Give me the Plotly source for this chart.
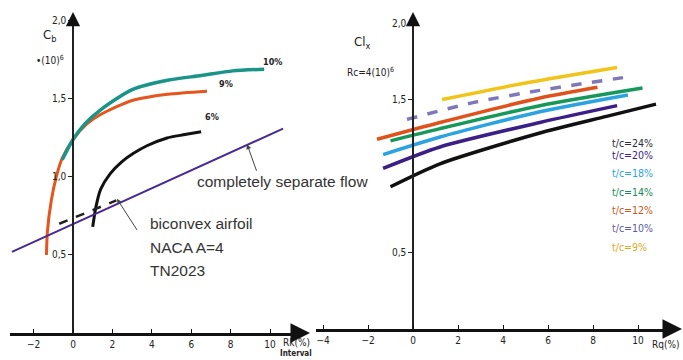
import plotly.graph_objects as go

W, H = 683, 360

# ---------------- Left panel data ----------------
c10_x = [-0.55, 0.0, 0.6, 1.4, 3.0, 4.8, 6.5, 8.1, 9.7]
c10_y = [1.11, 1.24, 1.34, 1.43, 1.56, 1.62, 1.65, 1.68, 1.69]
c9_x = [-1.35, -1.3, -1.1, -0.85, -0.55, 0.0, 0.7, 1.4, 3.0, 4.8, 6.8]
c9_y = [0.50, 0.65, 0.85, 1.0, 1.12, 1.24, 1.34, 1.40, 1.49, 1.53, 1.55]
c6_x = [1.0, 1.15, 1.4, 1.88, 2.5, 3.05, 3.75, 4.77, 5.6, 6.5]
c6_y = [0.68, 0.80, 0.92, 1.02, 1.10, 1.15, 1.20, 1.25, 1.27, 1.29]
bic_x = [-0.7, 2.2]
bic_y = [0.70, 0.85]
sep_x = [-3.1, 10.66]
sep_y = [0.52, 1.31]

left_xticks = [-2, 0, 2, 4, 6, 8, 10]
left_yticks = [0.5, 1.0, 1.5, 2.0]
left_yticktext = ["0,5", "1,0", "1,5", "2,0"]

# ---------------- Right panel data ----------------
series_names = ["t/c=24%", "t/c=20%", "t/c=18%", "t/c=14%", "t/c=12%", "t/c=10%", "t/c=9%"]
series_colors = ["#111111", "#3b1e86", "#2aa3e0", "#16985a", "#e0521c", "#7f78b8", "#f0c419"]
legend_text_colors = ["#2a2a3a", "#3b1e86", "#2aa3e0", "#16885a", "#c8561c", "#5a5aa0", "#e0a81a"]
series_dash = ["solid", "solid", "solid", "solid", "solid", "dash", "solid"]
r24_x = [-1.0, 1.2, 5.6, 8.6, 10.8]
r24_y = [0.93, 1.08, 1.28, 1.39, 1.47]
r20_x = [-1.33, 1.2, 5.64, 9.07]
r20_y = [1.05, 1.19, 1.35, 1.46]
r18_x = [-1.33, 1.2, 5.64, 9.55]
r18_y = [1.14, 1.255, 1.42, 1.53]
r14_x = [-1.0, 1.2, 5.64, 10.2]
r14_y = [1.23, 1.31, 1.46, 1.575]
r12_x = [-1.6, 1.2, 5.64, 8.2]
r12_y = [1.24, 1.35, 1.51, 1.58]
r10_x = [-0.27, 2.67, 5.64, 9.64]
r10_y = [1.37, 1.48, 1.56, 1.65]
r9_x = [1.29, 5.06, 9.07]
r9_y = [1.50, 1.61, 1.71]
right_x = [r24_x, r20_x, r18_x, r14_x, r12_x, r10_x, r9_x]
right_y = [r24_y, r20_y, r18_y, r14_y, r12_y, r10_y, r9_y]

right_xticks = [-4, -2, 0, 2, 4, 6, 8, 10]
right_yticks = [0.5, 1.5, 2.0]
right_yticktext = ["0,5", "1,5", "2,0"]

TICKFONT = dict(family="Liberation Sans Narrow, DejaVu Sans Condensed, sans-serif", size=10, color="#222")
TXT = dict(family="Liberation Sans, Arial, sans-serif", size=15.5, color="#333")

fig = go.Figure()

# left curves
fig.add_trace(go.Scatter(x=c9_x, y=c9_y, mode="lines", line=dict(color="#e4561e", width=3, shape="spline", smoothing=0.7), xaxis="x", yaxis="y"))
fig.add_trace(go.Scatter(x=c10_x, y=c10_y, mode="lines", line=dict(color="#1a9488", width=3.5, shape="spline", smoothing=0.7), xaxis="x", yaxis="y"))
fig.add_trace(go.Scatter(x=c6_x, y=c6_y, mode="lines", line=dict(color="#111", width=3, shape="spline", smoothing=0.6), xaxis="x", yaxis="y"))
fig.add_trace(go.Scatter(x=sep_x, y=sep_y, mode="lines", line=dict(color="#4a2a90", width=2), xaxis="x", yaxis="y", cliponaxis=False))
fig.add_trace(go.Scatter(x=bic_x, y=bic_y, mode="lines", line=dict(color="#222", width=2.5, dash="dash"), xaxis="x", yaxis="y"))

# right curves
for xs, ys, c, d in zip(right_x, right_y, series_colors, series_dash):
    fig.add_trace(go.Scatter(x=xs, y=ys, mode="lines", line=dict(color=c, width=3.5, dash=d, shape="spline", smoothing=0.7),
                             xaxis="x2", yaxis="y2"))

ann = []
# axis arrowheads (paper coordinates so they are never hidden)
ARR = dict(text="", showarrow=True, arrowhead=2, arrowsize=1.3, arrowwidth=3, arrowcolor="#111", standoff=0,
           xref="paper", yref="paper")
ann.append(dict(ARR, x=310 / W, y=27 / H, ax=-16, ay=0))
ann.append(dict(ARR, x=73 / W, y=348 / H, ax=0, ay=14, arrowwidth=2.2))
ann.append(dict(ARR, x=682 / W, y=31 / H, ax=-16, ay=0))
ann.append(dict(ARR, x=413 / W, y=348 / H, ax=0, ay=14, arrowwidth=2.2))

# left annotations
ann.append(dict(x=-1.2, y=1.904, xref="x", yref="y", text="C<sub>b</sub>", showarrow=False, font=dict(TICKFONT, size=13)))
ann.append(dict(x=-1.15, y=1.75, xref="x", yref="y", text="•(10)<sup>6</sup>", showarrow=False, font=dict(TICKFONT, size=10)))
ann.append(dict(x=10.1, y=1.737, xref="x", yref="y", text="<b>10%</b>", showarrow=False, font=dict(TICKFONT, size=9)))
ann.append(dict(x=7.77, y=1.596, xref="x", yref="y", text="<b>9%</b>", showarrow=False, font=dict(TICKFONT, size=9)))
ann.append(dict(x=7.06, y=1.385, xref="x", yref="y", text="<b>6%</b>", showarrow=False, font=dict(TICKFONT, size=9)))
ann.append(dict(x=296 / W, y=10 / H, xref="paper", yref="paper", showarrow=False, xanchor="center",
                yanchor="bottom", text="Rk(%)", font=TICKFONT))
ann.append(dict(x=296 / W, y=0, xref="paper", yref="paper", showarrow=False, xanchor="center",
                yanchor="bottom", text="<b>Interval</b>", font=dict(TICKFONT, size=8)))
ann.append(dict(x=6.19, y=0.968, xref="x", yref="y", text="completely separate flow", showarrow=False,
                xanchor="left", font=TXT))
ann.append(dict(x=8.83, y=1.21, ax=9.34, ay=1.03, xref="x", yref="y", axref="x", ayref="y", text="",
                showarrow=True, arrowhead=2, arrowsize=1, arrowwidth=1, arrowcolor="#444"))
for t, yy in zip(["biconvex airfoil", "NACA A=4", "TN2023"], [0.70, 0.55, 0.40]):
    ann.append(dict(x=3.81, y=yy, xref="x", yref="y", text=t, showarrow=False, xanchor="left", font=TXT))
ann.append(dict(x=2.23, y=0.86, ax=3.3, ay=0.65, xref="x", yref="y", axref="x", ayref="y", text="",
                showarrow=True, arrowhead=2, arrowsize=1, arrowwidth=1, arrowcolor="#444"))

# right annotations
ann.append(dict(x=-2.27, y=1.876, xref="x2", yref="y2", text="Cl<sub>x</sub>", showarrow=False, font=dict(TICKFONT, size=13)))
ann.append(dict(x=-1.91, y=1.68, xref="x2", yref="y2", text="Rc=4(10)<sup>6</sup>", showarrow=False, font=TICKFONT))
ann.append(dict(x=682 / W, y=8 / H, xref="paper", yref="paper", showarrow=False, xanchor="right",
                yanchor="bottom", text="Rq(%)", font=TICKFONT))
leg_y = [1.216, 1.137, 1.020, 0.895, 0.778, 0.660, 0.536]
for name, col, yy in zip(series_names, legend_text_colors, leg_y):
    ann.append(dict(x=8.76, y=yy, xref="x2", yref="y2", text=name, showarrow=False, xanchor="left",
                    font=dict(TICKFONT, size=10.5, color=col)))

fig.update_layout(
    width=W, height=H, margin=dict(l=0, r=0, t=0, b=0, autoexpand=False),
    paper_bgcolor="white", plot_bgcolor="white", showlegend=False,
    annotations=ann,
    xaxis=dict(domain=[10 / W, 302 / W], range=[-3.198, 11.62], anchor="y", automargin=False,
               showgrid=False, zeroline=False, showline=True, linecolor="#111", linewidth=3,
               ticks="inside", ticklen=4, tickcolor="#111", tickvals=left_xticks, tickfont=TICKFONT),
    yaxis=dict(domain=[27 / H, 340 / H], range=[0, 2.006], anchor="free", position=73 / W, automargin=False,
               showgrid=False, zeroline=False, showline=True, linecolor="#222", linewidth=1.5,
               ticks="outside", ticklen=4, tickcolor="#222", tickvals=left_yticks, ticktext=left_yticktext,
               tickfont=TICKFONT),
    xaxis2=dict(domain=[316 / W, 675 / W], range=[-4.311, 11.644], anchor="y2", automargin=False,
                showgrid=False, zeroline=False, showline=True, linecolor="#111", linewidth=3,
                ticks="inside", ticklen=4, tickcolor="#111", tickvals=right_xticks, tickfont=TICKFONT),
    yaxis2=dict(domain=[31 / H, 342 / H], range=[0, 2.033], anchor="free", position=413 / W, automargin=False,
                showgrid=False, zeroline=False, showline=True, linecolor="#222", linewidth=1.5,
                ticks="outside", ticklen=4, tickcolor="#222", tickvals=right_yticks, ticktext=right_yticktext,
                tickfont=TICKFONT),
)

fig.write_html("out.html")
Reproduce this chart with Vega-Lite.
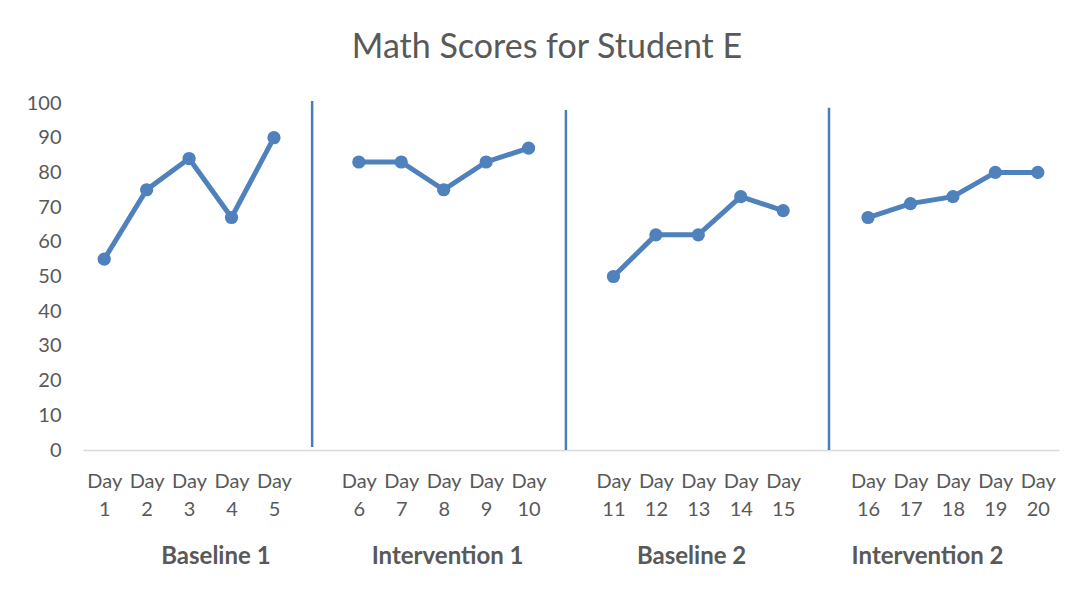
{
  "$schema": "https://vega.github.io/schema/vega-lite/v6.json",
  "autosize": "none",
  "width": 976,
  "height": 347,
  "padding": {"left": 83, "top": 103, "right": 23, "bottom": 145},
  "background": "white",
  "config": {
    "view": {"stroke": null},
    "font": "Lato",
    "axis": {"labelFont": "Lato", "labelColor": "#595959", "grid": false, "ticks": false},
    "axisY": {"labelOverlap": false, "domain": false, "labelFontSize": 20, "labelPadding": 22, "title": null}
  },
  "title": {
    "text": "Math Scores for Student E",
    "font": "Lato",
    "fontSize": 34,
    "fontWeight": "normal",
    "color": "#595959",
    "anchor": "middle",
    "dx": -24,
    "offset": 28
  },
  "datasets": {
    "scores": [
      {"slot": 1, "day": 1, "score": 55, "phase": "Baseline 1"},
      {"slot": 2, "day": 2, "score": 75, "phase": "Baseline 1"},
      {"slot": 3, "day": 3, "score": 84, "phase": "Baseline 1"},
      {"slot": 4, "day": 4, "score": 67, "phase": "Baseline 1"},
      {"slot": 5, "day": 5, "score": 90, "phase": "Baseline 1"},
      {"slot": 7, "day": 6, "score": 83, "phase": "Intervention 1"},
      {"slot": 8, "day": 7, "score": 83, "phase": "Intervention 1"},
      {"slot": 9, "day": 8, "score": 75, "phase": "Intervention 1"},
      {"slot": 10, "day": 9, "score": 83, "phase": "Intervention 1"},
      {"slot": 11, "day": 10, "score": 87, "phase": "Intervention 1"},
      {"slot": 13, "day": 11, "score": 50, "phase": "Baseline 2"},
      {"slot": 14, "day": 12, "score": 62, "phase": "Baseline 2"},
      {"slot": 15, "day": 13, "score": 62, "phase": "Baseline 2"},
      {"slot": 16, "day": 14, "score": 73, "phase": "Baseline 2"},
      {"slot": 17, "day": 15, "score": 69, "phase": "Baseline 2"},
      {"slot": 19, "day": 16, "score": 67, "phase": "Intervention 2"},
      {"slot": 20, "day": 17, "score": 71, "phase": "Intervention 2"},
      {"slot": 21, "day": 18, "score": 73, "phase": "Intervention 2"},
      {"slot": 22, "day": 19, "score": 80, "phase": "Intervention 2"},
      {"slot": 23, "day": 20, "score": 80, "phase": "Intervention 2"}
    ],
    "dividers": [
      {"pos": 5.9, "y1": 0.9, "y2": 100.6},
      {"pos": 11.88, "y1": 0, "y2": 98},
      {"pos": 18.08, "y1": 0, "y2": 98.6}
    ],
    "phases": [
      {"center": 3.62, "phase": "Baseline 1"},
      {"center": 9.08, "phase": "Intervention 1"},
      {"center": 14.83, "phase": "Baseline 2"},
      {"center": 20.39, "phase": "Intervention 2"}
    ]
  },
  "resolve": {"axis": {"x": "independent"}},
  "layer": [
    {
      "data": {"name": "scores"},
      "mark": {"type": "line", "color": "#4f81bd", "strokeWidth": 5},
      "encoding": {
        "x": {
          "field": "slot", "type": "quantitative",
          "scale": {"domain": [0.5, 23.5], "nice": false, "zero": false},
          "axis": {
            "orient": "bottom",
            "title": null,
            "values": [1,2,3,4,5,7,8,9,10,11,13,14,15,16,17,19,20,21,22,23],
            "labelExpr": "['Day', '' + (datum.value - floor((datum.value - 1) / 6))]",
            "labelFontSize": 20,
            "labelLineHeight": 28,
            "labelPadding": 21,
            "labelFlush": false,
            "labelOverlap": false,
            "domainColor": "#d9d9d9",
            "domainWidth": 1.5
          }
        },
        "y": {
          "field": "score", "type": "quantitative",
          "scale": {"domain": [0, 100], "nice": false},
          "axis": {"values": [0,10,20,30,40,50,60,70,80,90,100]}
        },
        "detail": {"field": "phase"}
      }
    },
    {
      "data": {"name": "scores"},
      "mark": {"type": "point", "filled": true, "opacity": 1, "color": "#4f81bd", "size": 175},
      "encoding": {
        "x": {"field": "slot", "type": "quantitative", "axis": null},
        "y": {"field": "score", "type": "quantitative", "axis": {"values": [0,10,20,30,40,50,60,70,80,90,100]}}
      }
    },
    {
      "data": {"name": "dividers"},
      "mark": {"type": "rule", "color": "#4a7ebb", "strokeWidth": 2.5},
      "encoding": {
        "x": {"field": "pos", "type": "quantitative", "axis": null},
        "y": {"field": "y1", "type": "quantitative", "axis": {"values": [0,10,20,30,40,50,60,70,80,90,100]}},
        "y2": {"field": "y2"}
      }
    },
    {
      "data": {"name": "phases"},
      "mark": {"type": "point", "opacity": 0},
      "encoding": {
        "x": {
          "field": "center", "type": "quantitative",
          "axis": {
            "orient": "bottom",
            "title": null,
            "values": [3.62, 9.08, 14.83, 20.39],
            "labelExpr": "datum.value < 6 ? 'Baseline 1' : datum.value < 12 ? 'Intervention 1' : datum.value < 18 ? 'Baseline 2' : 'Intervention 2'",
            "labelFontSize": 24,
            "labelFontWeight": "bold",
            "labelPadding": 94,
            "labelFlush": false,
            "labelOverlap": false,
            "domain": false
          }
        }
      }
    }
  ]
}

________________________

Goal of the exercise: From the first line above down to the line with "W, H = 683, 360", reproduce every line and no others, omitting pictures.

The completed task:
Give me the Plotly source for this chart.
import plotly.graph_objects as go

W, H = 683, 360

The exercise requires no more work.